New Report Indicates Tort Reform Would Do Almost Nothing to Reduce Healthcare Costs

Healthcare is expensive, as is medical insurance. Experts have examined the origins of these costs and come up with numerous suggestions for how to reduce them. Tort Reform is one of the most controversial of the proposed solutions. Tort reform is a broad based term used to define any effort to limit the public’s right to pursue personal injury lawsuits. Although the term covers all types of personal injury cases, the most popular proposals often involve limits to the amount that can be awarded to an injured party in the case of malpractice or medical negligence.
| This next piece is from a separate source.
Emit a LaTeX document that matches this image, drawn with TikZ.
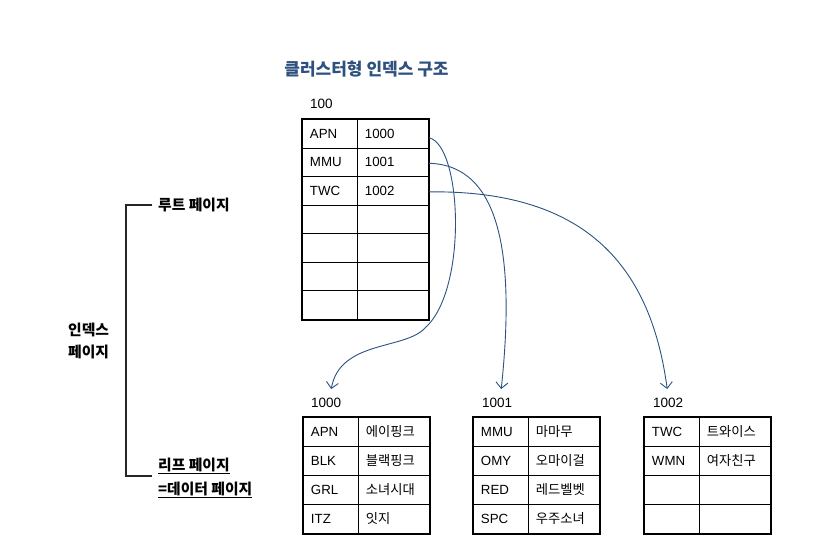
\documentclass[tikz,border=0pt]{standalone}
\usepackage{fontspec}
\setmainfont{Liberation Sans}
\newfontfamily\kr{Noto Sans CJK KR}
\usetikzlibrary{arrows.meta}
\definecolor{tblue}{HTML}{2E5180}
\definecolor{cblue}{HTML}{2C5282}
\newcommand{\latf}{\fontsize{13.3}{15}\selectfont}
\newcommand{\krt}{\kr\fontsize{13.3}{15}\selectfont}
\newcommand{\numf}{\fontsize{13.5}{15}\selectfont}
\newcommand{\krlab}{\kr\bfseries\fontsize{14.8}{22}\selectfont}
\tikzset{
  cellbase/.style={draw, line width=0.9pt, anchor=north west, inner xsep=7.5pt, inner ysep=0pt, align=left},
  kcell/.style={cellbase, minimum width=55pt, text width=40pt, minimum height=28.57pt, font=\latf},
  vcell/.style={cellbase, minimum width=71pt, text width=56pt, minimum height=28.57pt, font=\latf},
  lkcell/.style={cellbase, minimum width=55pt, text width=40pt, minimum height=29pt, font=\latf},
  lvcell/.style={cellbase, minimum width=71pt, text width=56pt, minimum height=29pt, font=\krt},
  outer/.style={draw, line width=1.7pt},
  numlabel/.style={anchor=west, inner sep=0pt, font=\numf},
  sidelabel/.style={anchor=west, inner sep=0pt, font=\krlab, align=left},
  bracket/.style={draw, line width=1.1pt, black!85},
  link/.style={draw=cblue, line width=0.9pt, -{Straight Barb[length=6pt,width=12pt,line width=0.9pt]}},
}
\begin{document}
\begin{tikzpicture}[x=1pt,y=-1pt]
\fill[white] (0,0) rectangle (836,546);
\useasboundingbox (0,0) rectangle (836,546);

% title
\node[font=\kr\bfseries\fontsize{17}{20}\selectfont, text=tblue] (title) at (366.5,69) {클러스터형 인덱스 구조};

% root page
\node[numlabel] (l100) at (310,104) {100};
\node[kcell] (r1k) at (302,119) {APN};
\node[vcell] (r1v) at (357,119) {1000};
\node[kcell] (r2k) at (302,147.57) {MMU};
\node[vcell] (r2v) at (357,147.57) {1001};
\node[kcell] (r3k) at (302,176.14) {TWC};
\node[vcell] (r3v) at (357,176.14) {1002};
\foreach \i in {4,...,7} {
  \node[kcell] (r\i k) at (302,{119+(\i-1)*28.57}) {};
  \node[vcell] (r\i v) at (357,{119+(\i-1)*28.57}) {};
}
\draw[outer] (r1k.north west) rectangle (r7v.south east);

% leaf 1000
\node[numlabel] (l1000) at (311,403) {1000};
\node[lkcell] (a1k) at (303,417) {APN};  \node[lvcell] (a1v) at (358,417) {에이핑크};
\node[lkcell] (a2k) at (303,446) {BLK};  \node[lvcell] (a2v) at (358,446) {블랙핑크};
\node[lkcell] (a3k) at (303,475) {GRL};  \node[lvcell] (a3v) at (358,475) {소녀시대};
\node[lkcell] (a4k) at (303,504) {ITZ};  \node[lvcell] (a4v) at (358,504) {잇지};
\draw[outer] (a1k.north west) rectangle (a4v.south east);

% leaf 1001
\node[numlabel] (l1001) at (482,403) {1001};
\node[lkcell] (b1k) at (473,417) {MMU};  \node[lvcell] (b1v) at (528,417) {마마무};
\node[lkcell] (b2k) at (473,446) {OMY};  \node[lvcell] (b2v) at (528,446) {오마이걸};
\node[lkcell] (b3k) at (473,475) {RED};  \node[lvcell] (b3v) at (528,475) {레드벨벳};
\node[lkcell] (b4k) at (473,504) {SPC};  \node[lvcell] (b4v) at (528,504) {우주소녀};
\draw[outer] (b1k.north west) rectangle (b4v.south east);

% leaf 1002
\node[numlabel] (l1002) at (653,403) {1002};
\node[lkcell] (c1k) at (644,417) {TWC};  \node[lvcell] (c1v) at (699,417) {트와이스};
\node[lkcell] (c2k) at (644,446) {WMN};  \node[lvcell] (c2v) at (699,446) {여자친구};
\node[lkcell] (c3k) at (644,475) {};     \node[lvcell] (c3v) at (699,475) {};
\node[lkcell] (c4k) at (644,504) {};     \node[lvcell] (c4v) at (699,504) {};
\draw[outer] (c1k.north west) rectangle (c4v.south east);

% connectors
\draw[link] ([yshift=-4pt]r1v.east) .. controls (462,145) and (468,290) .. (425,328)
  .. controls (405,350) and (340,340) .. ([shift={(5pt,9pt)}]l1000.north);
\draw[link] ([yshift=-1pt]r2v.east) .. controls (502,165) and (515,260) .. ([shift={(4pt,9pt)}]l1001.north);
\draw[link] ([yshift=-1pt]r3v.east) .. controls (580,190) and (650,260) .. ([shift={(-1pt,9pt)}]l1002.north);

% side labels and bracket
\node[sidelabel] (lroot) at (158,205) {루트 페이지};
\node[sidelabel] (lidx) at (68,341) {인덱스\\페이지};
\node[sidelabel] (lleaf1) at (158,466) {\underline{리프 페이지}};
\node[sidelabel] (lleaf2) at (158,490) {\underline{=데이터 페이지}};
\coordinate (bbot) at (152,476);
\draw[bracket] ([xshift=-6pt]lroot.west) -| (126,476) -- (bbot);
\end{tikzpicture}
\end{document}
Those who support it claim that by capping damages in medical malpractice cases, physicians would not have to pay such high malpractice insurance premiums and would be less likely to perform “unnecessary” tests to avoid making mistakes, reducing healthcare costs.

A new report issued by the Center for Progressive Reform examines the real origins of high health care costs in order to determine whether or not medical tort reform would actually save money. According to Healthcare Finance News, the report found that medical malpractice insurance and payments to injured patients only amounts to 0.3 percent of annual healthcare costs.
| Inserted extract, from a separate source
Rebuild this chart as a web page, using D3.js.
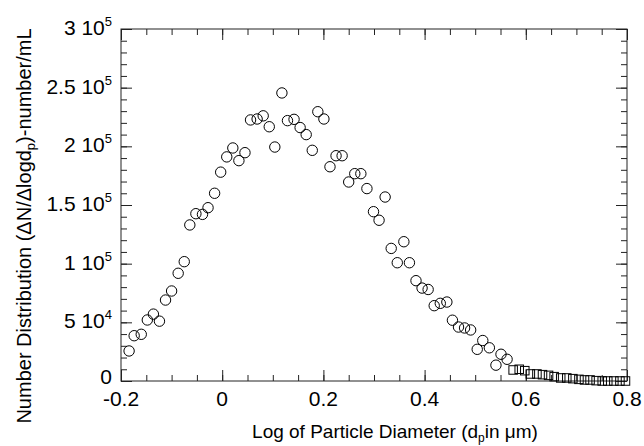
<!DOCTYPE html>
<html>
<head>
<meta charset="utf-8">
<script src="https://cdn.jsdelivr.net/npm/d3@7"></script>
<style>
  html, body { margin: 0; padding: 0; background: #fff; }
  svg { display: block; font-family: Arial, "Liberation Sans", Helvetica, sans-serif; }
</style>
</head>
<body>
<svg id="chart" width="644" height="446"></svg>
<script>
// Circle series (log of particle diameter, number distribution)
const circleX = [-0.184,-0.174,-0.160,-0.148,-0.136,-0.124,-0.112,-0.100,-0.087,-0.075,
  -0.064,-0.052,-0.039,-0.028,-0.015,-0.003,0.009,0.021,0.033,0.045,
  0.056,0.069,0.081,0.093,0.104,0.118,0.129,0.142,0.154,0.166,
  0.178,0.189,0.201,0.213,0.225,0.237,0.250,0.262,0.274,0.286,
  0.299,0.310,0.322,0.334,0.346,0.359,0.370,0.383,0.395,0.407,
  0.419,0.431,0.444,0.455,0.467,0.479,0.491,0.504,0.515,0.528,
  0.541,0.551,0.563];
const circleY = [25600,38600,39800,52000,57000,51000,69000,76700,91800,101700,
  133000,142600,142000,147700,160000,178000,191000,198600,187800,194600,
  222500,223300,226000,216700,199400,245500,221900,223000,216000,210000,
  196600,229500,223300,182600,192000,192000,169600,176700,176700,164000,
  144300,137000,156800,113000,100800,118700,100800,85500,79200,78000,
  64200,66200,67300,51800,46000,45200,43500,27000,34500,28300,
  13500,22800,18500];
// Square series
const squareX = [0.575,0.587,0.598,0.609,0.622,0.633,0.645,0.656,0.669,0.681,
  0.693,0.705,0.716,0.727,0.739,0.751,0.762,0.774,0.786,0.797];
const squareY = [9400,10000,8800,6000,6000,5400,4800,3700,2600,2600,
  2000,1400,900,900,300,0,0,0,0,0];
// Axis ticks
const xMajorTicks = [-0.2,0,0.2,0.4,0.6,0.8];
const xTickLabels = ["-0.2","0","0.2","0.4","0.6","0.8"];
const xMinorTicks = d3.range(-0.2, 0.8001, 0.05);
const yMajorTicks = [0,50000,100000,150000,200000,250000,300000];
const yTickMantissa = ["0","5","1","1.5","2","2.5","3"];
const yTickExponent = ["","4","5","5","5","5","5"];
const yMinorTicks = d3.range(0, 300001, 10000);

const svg = d3.select("#chart");
const L = 121, R = 627, T = 29, B = 381;
const x = d3.scaleLinear().domain([-0.2, 0.8]).range([L, R]);
const y = d3.scaleLinear().domain([0, 300000]).range([B, T]);

const axisColor = "#222";
function styleAxis(g) {
  g.select(".domain").remove();
  g.selectAll("line").attr("stroke", axisColor).attr("stroke-width", 1);
  g.selectAll("text").remove();
}
const MAJ = 11, MIN = 6;
// bottom
svg.append("g").attr("transform", `translate(0,${B})`)
  .call(d3.axisBottom(x).tickValues(xMinorTicks).tickSize(-MIN).tickFormat("")).call(styleAxis);
svg.append("g").attr("transform", `translate(0,${B})`)
  .call(d3.axisBottom(x).tickValues(xMajorTicks).tickSize(-MAJ).tickFormat("")).call(styleAxis);
// top
svg.append("g").attr("transform", `translate(0,${T})`)
  .call(d3.axisTop(x).tickValues(xMinorTicks).tickSize(-MIN).tickFormat("")).call(styleAxis);
svg.append("g").attr("transform", `translate(0,${T})`)
  .call(d3.axisTop(x).tickValues(xMajorTicks).tickSize(-MAJ).tickFormat("")).call(styleAxis);
// left
svg.append("g").attr("transform", `translate(${L},0)`)
  .call(d3.axisLeft(y).tickValues(yMinorTicks).tickSize(-MIN).tickFormat("")).call(styleAxis);
svg.append("g").attr("transform", `translate(${L},0)`)
  .call(d3.axisLeft(y).tickValues(yMajorTicks).tickSize(-MAJ).tickFormat("")).call(styleAxis);
// right
svg.append("g").attr("transform", `translate(${R},0)`)
  .call(d3.axisRight(y).tickValues(yMinorTicks).tickSize(-MIN).tickFormat("")).call(styleAxis);
svg.append("g").attr("transform", `translate(${R},0)`)
  .call(d3.axisRight(y).tickValues(yMajorTicks).tickSize(-MAJ).tickFormat("")).call(styleAxis);

// frame
svg.append("rect").attr("x", L).attr("y", T).attr("width", R - L).attr("height", B - T)
  .attr("fill", "none").attr("stroke", axisColor).attr("stroke-width", 1);

// x tick labels
svg.append("g").selectAll("text").data(xMajorTicks).join("text")
  .attr("x", d => x(d)).attr("y", 406)
  .attr("text-anchor", "middle").attr("font-size", 21).attr("fill", "#000")
  .text((d, i) => xTickLabels[i]);

// y tick labels
const yl = svg.append("g").selectAll("text").data(yMajorTicks).join("text")
  .attr("x", 112).attr("y", d => Math.min(y(d) + 6, 384))
  .attr("text-anchor", "end").attr("font-size", 21).attr("fill", "#000");
yl.each(function(d, i) {
  const t = d3.select(this);
  if (yTickExponent[i] === "") {
    t.text(yTickMantissa[i]);
  } else {
    t.append("tspan").text(yTickMantissa[i] + " 10");
    t.append("tspan").attr("font-size", 13).attr("dy", -9).text(yTickExponent[i]);
  }
});

// x axis title
const xt = svg.append("text").attr("x", 395).attr("y", 438)
  .attr("text-anchor", "middle").attr("font-size", 19).attr("fill", "#000");
xt.append("tspan").text("Log of Particle Diameter (d");
xt.append("tspan").attr("font-size", 12).attr("dy", 4).text("p");
xt.append("tspan").attr("dy", -4).text("in \u03BCm)");

// y axis title
const yt = svg.append("text").attr("transform", "translate(31,226) rotate(-90)")
  .attr("text-anchor", "middle").attr("font-size", 20).attr("fill", "#000");
yt.append("tspan").text("Number Distribution (\u0394N/\u0394logd");
yt.append("tspan").attr("font-size", 13).attr("dy", 4).text("p");
yt.append("tspan").attr("dy", -4).text(")-number/mL");

// data
const circles = circleX.map((v, i) => ({x: v, y: circleY[i]}));
const squares = squareX.map((v, i) => ({x: v, y: squareY[i]}));
const S = 8.5;
svg.append("g").selectAll("rect").data(squares).join("rect")
  .attr("x", d => x(d.x) - S / 2).attr("y", d => y(d.y) - S / 2)
  .attr("width", S).attr("height", S)
  .attr("fill", "none").attr("stroke", "#000").attr("stroke-width", 1);
svg.append("g").selectAll("circle").data(circles).join("circle")
  .attr("cx", d => x(d.x)).attr("cy", d => y(d.y)).attr("r", 5.2)
  .attr("fill", "none").attr("stroke", "#000").attr("stroke-width", 1);
</script>
</body>
</html>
The authors claim that insurance companies place the blame for high healthcare costs on “defensive medicine,” which is the practice wherein doctors perform an overabundance of tests that may not be necessary to ensure nothing is overlooked or misdiagnosed. Insurance companies are some of the biggest proponents of tort reform and claim that limits on damages would reduce the need for defensive medicine. The authors continue by contending rising healthcare costs actually result from an aging population, rising costs of prescription drugs, an increase in chronic conditions, and the high demand for state-of-the-art technology.

Co-author Sidney Shapiro says, “Tort reform proposals aren’t about reducing the cost of healthcare. They’re about increasing insurance companies’ profits.” Instead of focusing on tort reform, which can further injure patients, the focus should be on lowering the amount of medical errors each year. A reported 98,000 deaths are caused each year by preventable medical errors, which cost between 17 and 29 billion dollars annually.